HRN Submits Oral Statement to Human Rights Council on Japan’s Immigration Detention
HRN has submitted an oral statement on Japan’s immigration detention to the 48th Human Rights Council session for meeting on September 20 of the Working Group (WG) on Arbitrary Detention. The statement notes that the death of a Sri Lankan woman in immigration detention last March has brought renewed attention to the failures of Japan’s detention policy to meet its human rights obligations, as reported by the WG, and we call on the government to take the WG’s criticisms seriously and to accept the WG’s invitation for a country visit.
A video of the oral statement is below. You can also read a transcript of the oral statement below that and in pdf format from the following link: HRC48_OS_Japan_Immigration_Detention.pdf
(Note that for technical reasons the oral statement was ultimately not aired at the HRC session.)
Transcript of Oral Statement on Immigration Detention in Japan
The death last March of a Sri Lankan woman held in immigration detention in Nagoya due to gross mistreatment has brought renewed attention to the clear human rights failures of immigration detentions in Japan.
Last year, this Working Group issued an Opinion expressing concern that such detentions in Japan were arbitrary and inconsistent with the government’s international obligations, and this March it joined an open letter criticizing the amendment bill on the detention policy, which was later withdrawn, as falling short of human rights standards.
Rather than take these criticisms seriously, the Japanese government’s response was entirely insufficient, dismissing them based on specious technicalities and with no serious consideration of the identified inconsistencies with human rights standards.
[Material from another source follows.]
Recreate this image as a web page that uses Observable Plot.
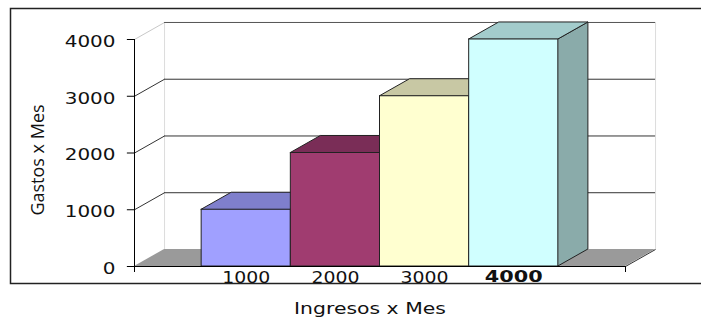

Human Rights Now is deeply concerned with the Japanese government’s refusal to take valid criticisms of its detention policy seriously. We request the Working Group to urge the government to take the following steps: to accept the Working Group’s invitation for a country visit, which the government has unreasonably not accepted yet; to ensure that detention is only used as a necessary means of last resort and for a maximum and reasonable defined period; to implement independent appeals, monitoring, and investigations; to improve the treatment of detainees; and to seriously consider and address all other recommendations of the Working Group and civil society.